In contrast, kaj introduces causal clauses:

avav, kaj akarďan man 'I come because you called me '

An example for the third category is the interrogative pronoun kana 'when' in its function as a conjunction with temporal, simultaneous meaning:

arakhav, kana soves 'I stand watch while you sleep'

Additionally, variety-specific loans which either completely replace the original conjunctions or which occur simultaneously with these; combinations of elements of the three categories with loan conjunctions, prepositions and other particles may also occur.

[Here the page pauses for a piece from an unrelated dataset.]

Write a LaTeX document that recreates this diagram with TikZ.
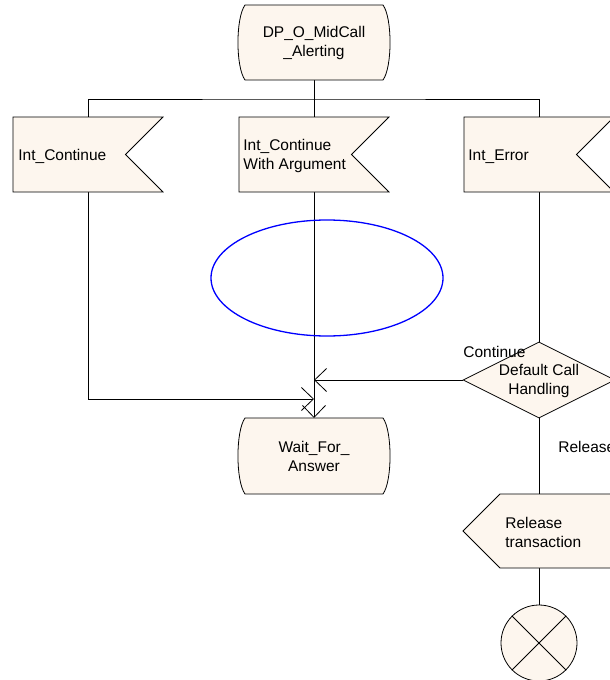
\documentclass[tikz,border=0pt]{standalone}
\usepackage{fontspec}
\setmainfont{Liberation Sans}
\usetikzlibrary{arrows.meta,shapes.geometric,calc}
\definecolor{symfill}{RGB}{253,246,238}
\begin{document}
\begin{tikzpicture}[x=1pt,y=-1pt,
  font=\fontsize{15.5}{19}\selectfont,
  line width=0.8pt,
  shapebox/.style={draw=none, inner sep=0pt, outer sep=0pt, minimum width=150pt, minimum height=75pt},
  sym/.style={draw=black, fill=symfill, line width=0.8pt},
  txt/.style={align=left, inner sep=0pt, anchor=west},
  ctxt/.style={align=center, inner sep=0pt},
  conn/.style={draw=black, line width=0.8pt},
  arr/.style={conn, -{Straight Barb[length=12pt,width=23pt]}},
  lbl/.style={inner sep=0pt, anchor=west}]
\useasboundingbox (0,0) rectangle (610,680);
\clip (0,0) rectangle (610,680);

% geometry nodes
\node[shapebox, minimum width=152pt, minimum height=75pt] (st1) at (314,42.5) {};
\node[shapebox] (in1) at (88,154.5) {};
\node[shapebox] (in2) at (314,154.5) {};
\node[shapebox] (in3) at (539,154.5) {};
\node[shapebox, minimum width=152pt, minimum height=76pt] (wait) at (314,456) {};
\node[shapebox, minimum width=152pt, minimum height=74pt] (rel) at (539,531) {};
\coordinate (bar) at (314,99);

% connectors
\draw[conn] (st1.south) -- (bar);
\draw[conn] (in1.north) |- (bar) -| (in3.north);
\draw[conn] (bar) -- (in2.north);
\coordinate (m1) at (314,399);
\draw[arr] (in1.south) |- (m1);
\draw[arr] (in2.south) -- (wait.north);
\node[diamond, sym, aspect=2, minimum width=152pt, minimum height=76pt, inner sep=0pt] (dch) at (539,380) {};
\coordinate (m2) at (in2.south |- dch.west);
\draw[arr] (dch.west) -- (m2);
\draw[conn] (in3.south) -- (dch.north);
\draw[conn] (dch.south) -- (rel.north);
\node[circle, sym, minimum size=76pt, inner sep=0pt] (stop) at (539,643) {};
\draw[conn] (rel.south) -- (stop.north);
\draw[conn] (stop.north east) -- (stop.south west);
\draw[conn] (stop.north west) -- (stop.south east);

% state symbols
\foreach \s in {st1,wait}{
  \path[sym] ($(\s.north west)+(7,0)$) -- ($(\s.north east)+(-7,0)$)
    .. controls ($(\s.north east)+(2.4,13)$) and ($(\s.south east)+(2.4,-13)$) .. ($(\s.south east)+(-7,0)$)
    -- ($(\s.south west)+(7,0)$)
    .. controls ($(\s.south west)+(-2.4,-13)$) and ($(\s.north west)+(-2.4,13)$) .. cycle;
}
% input symbols
\foreach \s in {in1,in2,in3}{
  \path[sym] (\s.north west) -- (\s.north east) -- ($(\s.east)+(-37.5,0)$) -- (\s.south east) -- (\s.south west) -- cycle;
}
% output symbol
\path[sym] ($(rel.north west)+(37,0)$) -- (rel.north east) -- (rel.south east) -- ($(rel.south west)+(37,0)$) -- (rel.west) -- cycle;

% texts
\node[ctxt] (tst1) at (314,43) {DP\_O\_MidCall\\\_Alerting};
\node[txt] (tin1) at ($(in1.west)+(5,2)$) {Int\_Continue};
\node[txt] (tin2) at ($(in2.west)+(4,1)$) {Int\_Continue\\With Argument};
\node[txt] (tin3) at ($(in3.west)+(4,2)$) {Int\_Error};
\node[ctxt] (twait) at (314,456) {Wait\_For\_\\Answer};
\node[ctxt] (tdch) at (539,381) {Default Call\\Handling};
\node[txt] (trel) at (505,532) {Release\\transaction};
\node[lbl] (lcont) at (463,352) {Continue};
\node[lbl] (lrel) at (558,447) {Release};

% ellipse
\draw[blue, line width=1.3pt] (327,278) ellipse [x radius=116, y radius=58];
\end{tikzpicture}
\end{document}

The following table shows an incomplete list of types of subordinate clauses and conjunctions based on purely semantic criteria:3

final te/ti, kaj te, hot te, kə te, ja te, či te in order to, so as to, so that
conditional te, bi/by, ako, -se, kana, kada, an te; ob te, či/čy, dali, li, mi if, in case, provided
consecutive te/ti, kaj te, hot kaj; bi te, oni te so that, so; without
causal kaj, kə/ke, vajl, anda kodo ke, sostar, soske, sar, adake, sar, sebepi kaj, afu, jati, zere, bo, mer, jer, lebo, pošto because, as
concessive xoč, hjaba kaj, trocdem kaj, sa jekh ke, jeva despite, in spite of, although, even though, whereas,…
local kaj; katar where (to/from)
temporalanterior sar/syr/har, angla sar, angla kodo ke, bi te na, prin te; dži kaj, dži te, bis te, džikim, bisko, medig before; since
temporalsimultaneous kana, kada/keda, sar/har/syr, kaj, so, afu while, whilst, as, when
temporalposterior kana, kada/keda, sar/har/syr, kaj, so, posle, čim, pala kodo ke, akana, jekh kaj, jekh ta after

1. ^ The treatment of syntax is largely based on Matras (2002: 165–190).

2. ^ Matras‘s (2002: 169 f.) discussion follows up on Holzinger (1993: 274) regarding the discourse-pragmatic and text linguistic function of this differentiation with regard to continuity, connectivity and consecutivity.

3. ^ Individual varieties may show features differing from this list.